Contudo, um terrível autoengano faz com que o brilho da megalomania convença esses “juristas” de que se encontram em meio a uma empreitada civilizatória que somente eles são capazes de conduzir, e que todo e qualquer indivíduo ou grupo que faça alguma crítica à sua atuação, na verdade, age contra a lei, a democracia e a Constituição, merecendo coação e punição exemplares (o que faz temer que Barroso, acima mencionado, talvez possa ter também em mente um dos aspectos mais cruéis da Revolução Francesa quando emprega a palavra “iluminismo” ou “iluminista”). Esses juristas já não se percebem como guardiões e servos da lei, da Constituição e da democracia, mas como a corporificação ou encarnação destas, as quais passam a ter uma configuração fluída, já que agora subjetivada. A segurança jurídica desmorona, a objetividade desaparece, restando apenas tiranetes com suas convicções subjetivas e mutáveis de acordo com a ocasião. Ao mesmo tempo ocorre uma centralização absoluta do poder, lembrando a frase atribuída ao chamado “Rei Sol” (Luiz XIV, 1638 – 1715), “L’État c’est moi” (“O Estado sou eu”). Só que agora não somente o Estado. A situação é de aprofundamento na absolutização ou até totalitarização do poder. O Judiciário, em especial seu órgão máximo, assume a feição do Estado, da Lei, da Constituição, da Moralidade e até da Verdade!

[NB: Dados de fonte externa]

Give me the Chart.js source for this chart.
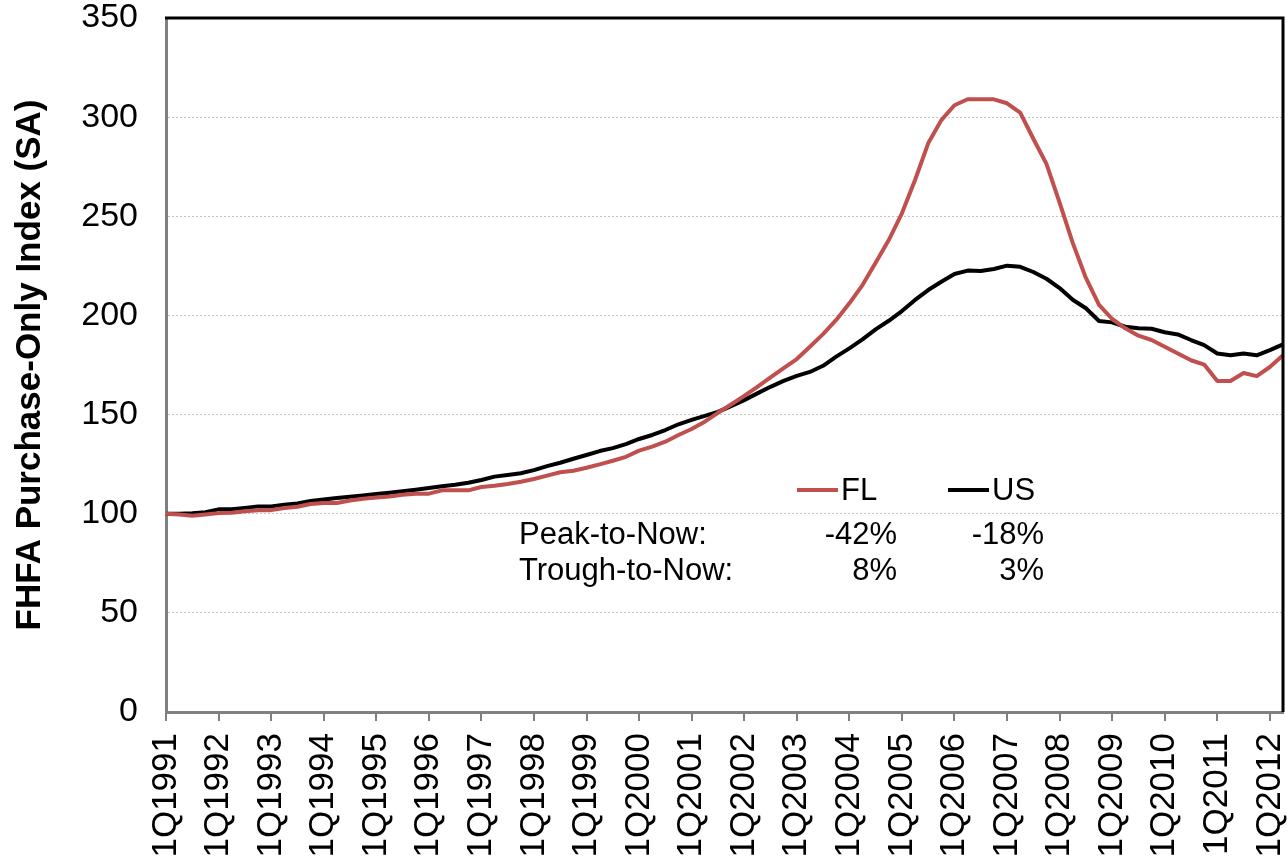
<!DOCTYPE html>
<html><head><meta charset="utf-8">
<script src="https://cdn.jsdelivr.net/npm/chart.js@4.4.1/dist/chart.umd.min.js"></script>
<style>html,body{margin:0;padding:0;background:#fff;}#wrap{width:1287px;height:865px;}</style>
</head><body><div id="wrap"><canvas id="c" width="1287" height="865"></canvas></div>
<script>
// ---- data ----
const years = [1991,1992,1993,1994,1995,1996,1997,1998,1999,2000,2001,2002,2003,2004,2005,2006,2007,2008,2009,2010,2011,2012];
const quarterNames = ['1Q','2Q','3Q','4Q'];
const categories = [];
for (const y of years) for (const q of quarterNames) categories.push(q + y);
categories.length = 86; // 1Q1991 .. 2Q2012

const flValues = [
  100, 99.6, 99, 99.6, 100.3, 100.5, 101.2, 101.8, 101.8, 102.9, 103.5, 104.9, 105.4, 105.4, 106.7, 107.6,
  108.2, 108.7, 109.6, 110.1, 110.1, 111.8, 111.8, 111.8, 113.5,
  114.1, 115, 116.1, 117.5, 119.2, 120.9, 121.7, 123.2, 124.9, 126.7, 128.7, 131.8, 133.8, 136.3, 139.7,
  142.7, 146.4, 150.9, 155.1, 159.4, 164, 168.8, 173.4, 178,
  184.2, 190.6, 197.7, 206.1, 215.3, 226.6, 238, 251.5, 268.3, 286.8, 298.5, 306, 309, 309, 309,
  307, 302.3, 289.1, 276.4, 256.9, 236.6, 218.9, 205.3, 198.2, 193.5, 189.8, 187.6, 184.2, 180.8, 177.4,
  175.2, 166.9, 166.9, 171, 169.4, 174, 179.9
];
const usValues = [
  100, 100, 100.2, 100.8, 102.2, 102.2, 102.9, 103.7, 103.7, 104.5, 105.2, 106.4, 107.2, 107.9, 108.6, 109.2,
  109.9, 110.6, 111.3, 112.1, 113, 113.8, 114.6, 115.6, 117,
  118.7, 119.5, 120.4, 122, 124, 125.7, 127.7, 129.6, 131.6, 133.1, 135.1, 137.7, 139.7, 142.2, 145.1,
  147.3, 149.3, 151.4, 154.3, 157.3, 160.7, 164, 167, 169.5,
  171.5, 174.6, 179.2, 183.4, 187.9, 193, 197.3, 202.2, 207.8, 212.8, 217, 220.9, 222.6, 222.4, 223.4,
  225.1, 224.5, 221.9, 218.5, 213.8, 207.9, 203.6, 197.2, 196.5, 194.3, 193.5, 193.3, 191.5, 190.4, 187.6,
  185, 180.8, 179.9, 180.8, 179.9, 182.5, 185.4
];
const seriesNames = ['FL', 'US'];
const seriesColors = ['#C0504D', '#000000'];
const yTicks = [0, 50, 100, 150, 200, 250, 300, 350];
const yTitle = 'FHFA Purchase-Only Index (SA)';
const statLabels = ['Peak-to-Now:', 'Trough-to-Now:'];
const peakToNow = ['-42%', '-18%'];
const troughToNow = ['8%', '3%'];

const FONT = '"Liberation Sans", Arial, sans-serif';

const annotPlugin = {
  id: 'annot',
  afterDraw(chart) {
    const ctx = chart.ctx;
    const a = chart.chartArea;
    ctx.save();
    // top and right frame
    ctx.strokeStyle = '#000';
    ctx.lineWidth = 3;
    ctx.beginPath();
    ctx.moveTo(a.left - 1, a.top);
    ctx.lineTo(a.right, a.top);
    ctx.lineTo(a.right, a.bottom);
    ctx.stroke();
    // legend
    ctx.font = '31px ' + FONT;
    ctx.textBaseline = 'middle';
    ctx.textAlign = 'left';
    const legX = [797, 948];
    for (let i = 0; i < 2; i++) {
      ctx.strokeStyle = seriesColors[i];
      ctx.lineWidth = 4;
      ctx.beginPath();
      ctx.moveTo(legX[i], 490);
      ctx.lineTo(legX[i] + 41, 490);
      ctx.stroke();
      ctx.fillStyle = '#000';
      ctx.fillText(seriesNames[i], legX[i] + 44, 491);
    }
    // stats
    ctx.fillStyle = '#000';
    ctx.fillText(statLabels[0], 519, 535);
    ctx.fillText(statLabels[1], 519, 571);
    ctx.textAlign = 'right';
    const colX = [897, 1044];
    for (let i = 0; i < 2; i++) {
      ctx.fillText(peakToNow[i], colX[i], 535);
      ctx.fillText(troughToNow[i], colX[i], 571);
    }
    ctx.restore();
  }
};

new Chart(document.getElementById('c'), {
  type: 'line',
  data: {
    labels: categories,
    datasets: [
      { label: seriesNames[0], data: flValues, borderColor: seriesColors[0], borderWidth: 4, pointRadius: 0, tension: 0, borderJoinStyle: 'round', fill: false },
      { label: seriesNames[1], data: usValues, borderColor: seriesColors[1], borderWidth: 4, pointRadius: 0, tension: 0, borderJoinStyle: 'round', fill: false }
    ]
  },
  options: {
    responsive: false,
    devicePixelRatio: 1,
    animation: false,
    layout: { padding: { top: 18, right: 4, left: 0, bottom: 0 } },
    plugins: { legend: { display: false }, tooltip: { enabled: false } },
    scales: {
      x: {
        offset: false,
        grid: {
          drawOnChartArea: false,
          drawTicks: true,
          tickLength: 9,
          lineWidth: 2,
          color: (c) => (c.index % 4 === 0 && c.index < 85) ? '#808080' : 'rgba(0,0,0,0)'
        },
        border: { display: true, color: '#808080', width: 3 },
        ticks: {
          autoSkip: false,
          minRotation: 90,
          maxRotation: 90,
          padding: 12,
          color: '#000',
          font: { family: FONT, size: 35 },
          callback: function (v, i) { return i % 4 === 0 ? categories[i] : ''; }
        },
        afterFit(s) { s.height = 153; s.paddingLeft = 0; s.paddingRight = 0; }
      },
      y: {
        min: 0, max: 350,
        afterBuildTicks(s) { s.ticks = yTicks.map(v => ({ value: v })); },
        grid: { drawTicks: false, color: '#c4c4c4', lineWidth: 1 },
        border: { display: true, color: '#808080', width: 3, dash: [2, 2] },
        ticks: { padding: 28, color: '#000', font: { family: FONT, size: 34 } },
        title: { display: true, text: yTitle, color: '#000', font: { family: FONT, size: 35, weight: 'bold', lineHeight: 1.2 }, padding: { top: 9, bottom: 0 } },
        afterFit(s) { s.width = 166; s.paddingTop = 0; s.paddingBottom = 0; }
      }
    }
  },
  plugins: [annotPlugin]
});
</script></body></html>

Muitas vezes aponta-se como pretexto para a sobreposição do Judiciário, a efetiva crise de legitimidade e representatividade dos demais poderes de matiz nitidamente político. Age-se como se o Judiciário contasse com alguma credibilidade muito maior e também não fosse objeto de crise similar, a qual somente se agrava com seu envolvimento ideológico e político. Se algum dia o Judiciário teve a capacidade de promover um equilíbrio na relação dos poderes com algum crédito em termos de cientificidade, imparcialidade e honestidade, seu mergulho na politização certamente erodiu sua imagem e o tornou uma instituição sobre a qual pairam as mesmas suspeitas e defeitos que podem ser apontados nos demais poderes.
A vontade e as convicções da maioria perde terreno em prol de ideologias ou crenças minoritárias, consideradas por juízes e/ou tribunais mais acertadas, em geral com o recurso ao desrespeito e alteração ilegítima de dispositivos legais e até constitucionais. Ao invés de uma relação simbiótica entre a atuação contramajoritária e a imparcialidade, contenção e sobriedade, opta-se por uma violação destas necessárias características da jurisdição, dando azo a um “ativismo judicial” militante que pretende liberar o magistrado de sua submissão às leis e à constituição. A virtude da humildade e a consciência da obrigação de prestação de um serviço passa longe, muito longe daqueles que se autointitulam iluminados detentores de um saber capaz de guiar todos os demais. Mas é exatamente essa falta de humildade, essa perda de identidade do Judiciário que, longe de torná-lo um suposto portador de luzes, o converte em um guia cego que caminha para o abismo, levando consigo todos aqueles que se submeterem servilmente aos seus delírios de grandeza e pretendendo calar ou eliminar, ainda antes da queda, eventuais dissidentes.
É urgente reconduzir o Judiciário e os demais poderes à sua condição de equilíbrio e, principalmente, de harmonia, redescobrindo a identidade do primeiro, perdida em meio a vaidades e vontade de poder.